Category 1: distributed CPU processing

Intel has the BigDL that allows running DL models on CPUs using a Spark cluster.

Category 2: distributed GPU processing

NVIDIA has created RapidsAI which allows running end-to-end ML on GPUs. Running DL on NVIDIA GPU is well known. How RapidsAI differs is, it provides GPU optimized versions of most popular traditional ML models that can see termendous speed-ups on GPU infrastrucure. Below are some of the components of Rapids AI.

cuSpatial

Summary: cuSpatial is a Python library that allows you to perform highly performant spatial computations on GPUs. At the moment, it only has about 10 capabilities / tools. When compared with FOSS4G Python libraries, it provides 1000x to 100,000x fold speed improvements on millions of records.

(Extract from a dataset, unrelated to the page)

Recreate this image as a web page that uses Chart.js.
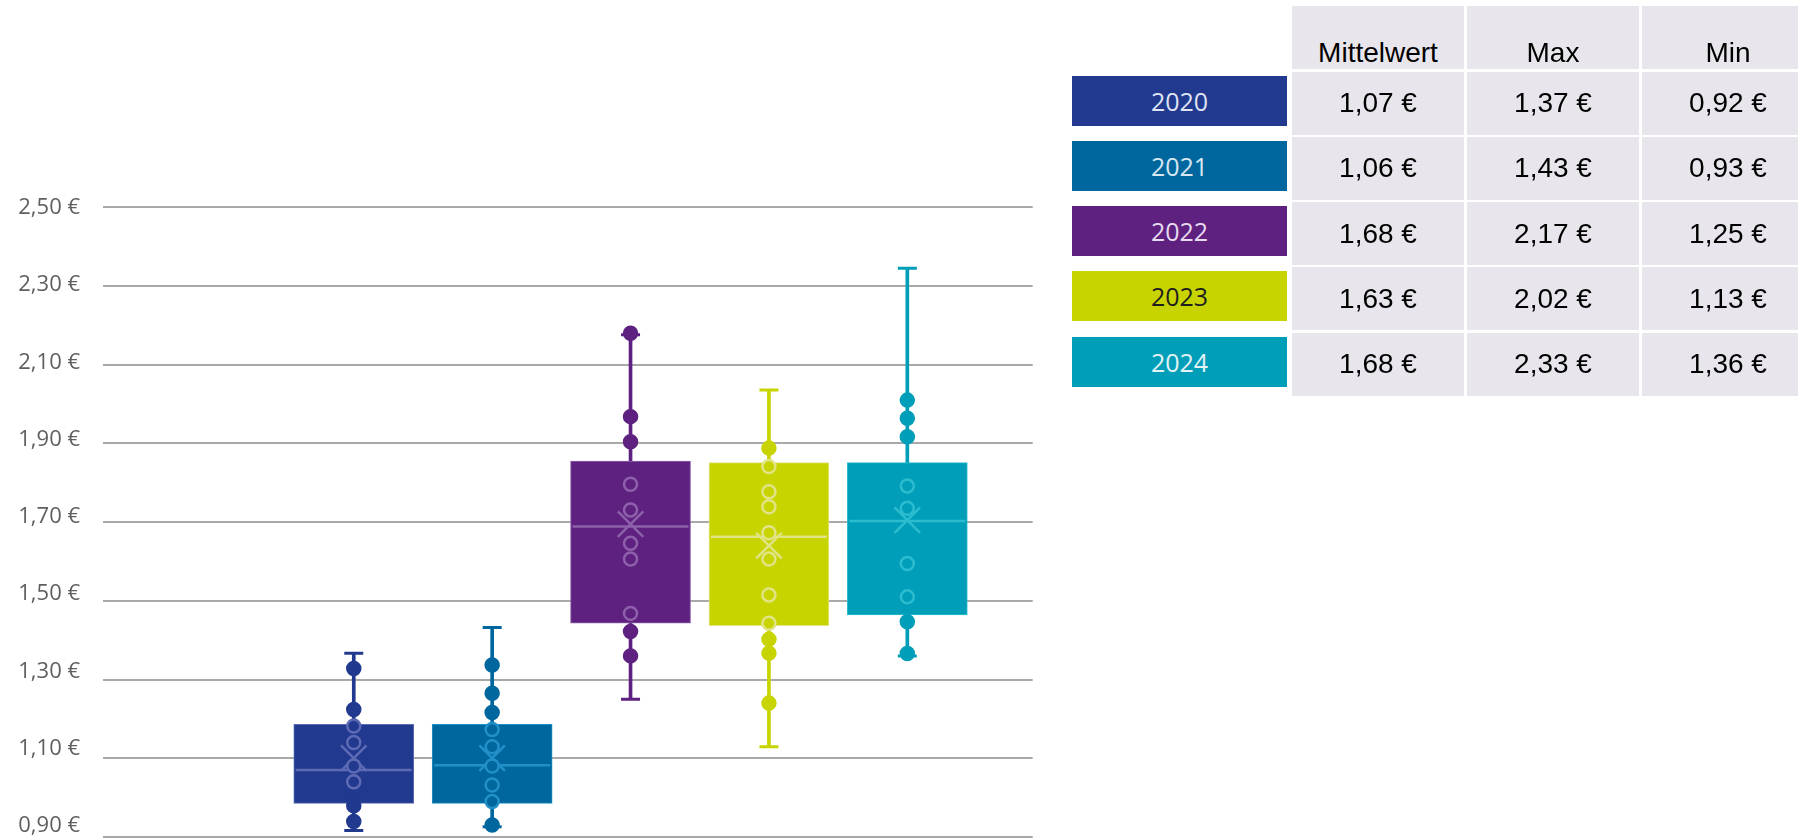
<!DOCTYPE html>
<html lang="de">
<head>
<meta charset="utf-8">
<title>Preisverteilung 2020–2024</title>
<script src="https://cdn.jsdelivr.net/npm/chart.js@4.4.1/dist/chart.umd.min.js"></script>
<style>
  html, body { margin: 0; padding: 0; background: #fff; }
  #wrap { position: relative; width: 1798px; height: 838px; overflow: hidden; }
  #chart { position: absolute; left: 0; top: 0; }
  .cell {
    position: absolute;
    background: #e8e6ec;
    display: flex;
    justify-content: center;
    align-items: center;
    font-family: "Liberation Sans", Arial, sans-serif;
    font-size: 28px;
    color: #000;
    white-space: nowrap;
  }
  .cell.head { align-items: flex-end; }
  .key {
    position: absolute;
    display: flex;
    justify-content: center;
    align-items: center;
    font-family: "Open Sans", sans-serif;
    font-size: 25px;
  }
</style>
</head>
<body>
<div id="wrap">
  <canvas id="chart" width="1798" height="838"></canvas>
  <div id="table"></div>
</div>
<script>
const years = ["2020", "2021", "2022", "2023", "2024"];
const colors = ["#213a8f", "#00679e", "#5e2180", "#c8d400", "#009eb8"];
const lightColors = ["#5e6ab4", "#2190c8", "#8e60ac", "#e0e484", "#2cbccf"];
const keyTextColors = ["#dfe3f3", "#d7e7f1", "#e7dbef", "#1e1e1e", "#e3f3f6"];

// box & whisker readings from the picture
const whiskerLow = [0.916, 0.926, 1.25, 1.129, 1.36];
const whiskerHigh = [1.367, 1.432, 2.176, 2.036, 2.345];
const q1 = [0.985, 0.985, 1.443, 1.437, 1.464];
const q3 = [1.186, 1.186, 1.855, 1.851, 1.851];
const medians = [1.07, 1.082, 1.689, 1.663, 1.703];
const means = [1.10, 1.10, 1.695, 1.64, 1.705];

const points2020 = [1.328, 1.224, 1.182, 1.140, 1.080, 1.040, 0.979, 0.939];
const points2021 = [1.337, 1.265, 1.216, 1.173, 1.129, 1.080, 1.032, 0.990, 0.930];
const points2022 = [2.18, 1.968, 1.904, 1.796, 1.731, 1.646, 1.606, 1.468, 1.422, 1.36];
const points2023 = [1.888, 1.841, 1.777, 1.739, 1.673, 1.606, 1.515, 1.443, 1.402, 1.367, 1.24];
const points2024 = [2.010, 1.964, 1.917, 1.792, 1.735, 1.595, 1.51, 1.447, 1.366];

const tickValues = [0.9, 1.1, 1.3, 1.5, 1.7, 1.9, 2.1, 2.3, 2.5];

// table beside the chart
const tableHeads = ["Mittelwert", "Max", "Min"];
const tableMean = [1.07, 1.06, 1.68, 1.63, 1.68];
const tableMax = [1.37, 1.43, 2.17, 2.02, 2.33];
const tableMin = [0.92, 0.93, 1.25, 1.13, 1.36];

const euro = (v) => v.toFixed(2).replace(".", ",") + " €";
const pointSets = [points2020, points2021, points2022, points2023, points2024];
const inBox = (i, v) => v >= q1[i] && v <= q3[i];
const setTicks = (axis) => { axis.ticks = tickValues.map((value) => ({ value })); };

Chart.defaults.font.family = "'Open Sans', sans-serif";

const datasets = [
  {
    type: "bar",
    label: "whisker",
    data: years.map((_, i) => ({ x: i + 1, y: [whiskerLow[i], whiskerHigh[i]] })),
    backgroundColor: colors,
    barThickness: 3,
    grouped: false,
    order: 6,
  },
  {
    type: "bar",
    label: "box",
    data: years.map((_, i) => ({ x: i + 1, y: [q1[i], q3[i]] })),
    backgroundColor: colors,
    borderColor: lightColors,
    borderWidth: 1,
    borderSkipped: false,
    barThickness: 120,
    grouped: false,
    order: 5,
  },
  {
    type: "line",
    label: "caps",
    data: years.flatMap((_, i) => [{ x: i + 1, y: whiskerLow[i] }, { x: i + 1, y: whiskerHigh[i] }]),
    showLine: false,
    pointStyle: "line",
    pointRadius: 9.5,
    pointBorderWidth: 3,
    pointBorderColor: years.flatMap((_, i) => [colors[i], colors[i]]),
    order: 4,
  },
  {
    type: "line",
    label: "median",
    data: medians.map((v, i) => ({ x: i + 1, y: v })),
    showLine: false,
    pointStyle: "line",
    pointRadius: 58,
    pointBorderWidth: 2.5,
    pointBorderColor: lightColors,
    order: 3,
  },
  {
    type: "line",
    label: "mean",
    data: means.map((v, i) => ({ x: i + 1, y: v })),
    showLine: false,
    pointStyle: "crossRot",
    pointRadius: 18,
    pointBorderWidth: 2.5,
    pointBorderColor: lightColors,
    order: 2,
  },
  ...pointSets.map((vals, i) => ({
    type: "line",
    label: years[i],
    data: vals.map((v) => ({ x: i + 1, y: v })),
    showLine: false,
    pointStyle: "circle",
    pointRadius: 6.5,
    pointBorderWidth: 2.5,
    pointBackgroundColor: colors[i],
    pointBorderColor: (ctx) => (ctx.raw && inBox(i, ctx.raw.y) ? lightColors[i] : colors[i]),
    order: 1,
  })),
];

new Chart(document.getElementById("chart"), {
  type: "bar",
  data: { datasets },
  options: {
    responsive: false,
    animation: false,
    events: [],
    layout: {
      autoPadding: false,
      padding: { left: 17, right: 765.3, top: 207.3, bottom: 1.1 },
    },
    plugins: {
      legend: { display: false },
      tooltip: { enabled: false },
    },
    scales: {
      x: { type: "linear", min: -0.812, max: 5.906, offset: false, display: false },
      y: {
        position: "left",
        min: 0.9,
        max: 2.5,
        afterBuildTicks: setTicks,
        ticks: { display: false },
        grid: { color: "#a9a9a9", lineWidth: 2, drawTicks: false },
        border: { display: false },
      },
      // labels sit a little tighter than the gridlines in the original
      yLabels: {
        position: "left",
        min: 0.8717,
        max: 2.501,
        afterBuildTicks: setTicks,
        afterFit: (scale) => {
          scale.width = 86;
          scale.paddingTop = 0;
          scale.paddingBottom = 0;
        },
        ticks: {
          padding: 23,
          color: "#5f5f5f",
          font: { size: 22 },
          callback: (v) => euro(v),
        },
        grid: { display: false, drawTicks: false },
        border: { display: false },
      },
    },
  },
});

// table with coloured year keys
const table = document.getElementById("table");
const colLeft = [1292, 1467, 1642];
const colWidth = 172;
const headTop = 6;
const rowTop = 71.5;
const rowPitch = 65.3;
const rowHeight = 63;

function addCell(cls, left, top, width, height, text) {
  const el = document.createElement("div");
  el.className = cls;
  el.style.left = left + "px";
  el.style.top = top + "px";
  el.style.width = width + "px";
  el.style.height = height + "px";
  el.textContent = text;
  table.appendChild(el);
  return el;
}

tableHeads.forEach((h, c) => addCell("cell head", colLeft[c], headTop, colWidth, rowHeight, h));
years.forEach((year, r) => {
  const top = rowTop + r * rowPitch;
  const key = addCell("key", 1072, top + 4, 215, 50, year);
  key.style.background = colors[r];
  key.style.color = keyTextColors[r];
  [tableMean[r], tableMax[r], tableMin[r]].forEach((v, c) =>
    addCell("cell", colLeft[c], top, colWidth, rowHeight, euro(v))
  );
});
</script>
</body>
</html>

Details: cuSpatial is a C++ library accelerated on GPUs using NVIDIA CUDA, cuDF the RAPIDS DataFrame library. It provides GPU acceleration to common spatial, spatio-temporal ops such as point-in-polygon tests, distances, trajectory clustering etc. Speed-ups are in the order of 10x to 10,000x.

cuSpatial technology stack

cuSpatial data is laid out as columns in GPU memory for fast data processing using GPU data parallelism. cuSpatial data can seamlessly interoperate with cuDF. Thus, for ETL, users will use cuDF to first clean non-spatial fields and then pass it to cuSpatial for spatial filtering.

The example quoted in the medium blog article explains how cuDF and cuSpatial is used to identify objects in video camera feeds, geolocate the objects from image frame to spatial coordinates for downstream GIS analysis.

cuSpatial allows reading of data from relational formats - CSV, Parquet etc. and GIS formats like shapefiles. It also allows CPU datastructures like NumPy Arrays to flow into GPU data structures in a transparent fashion.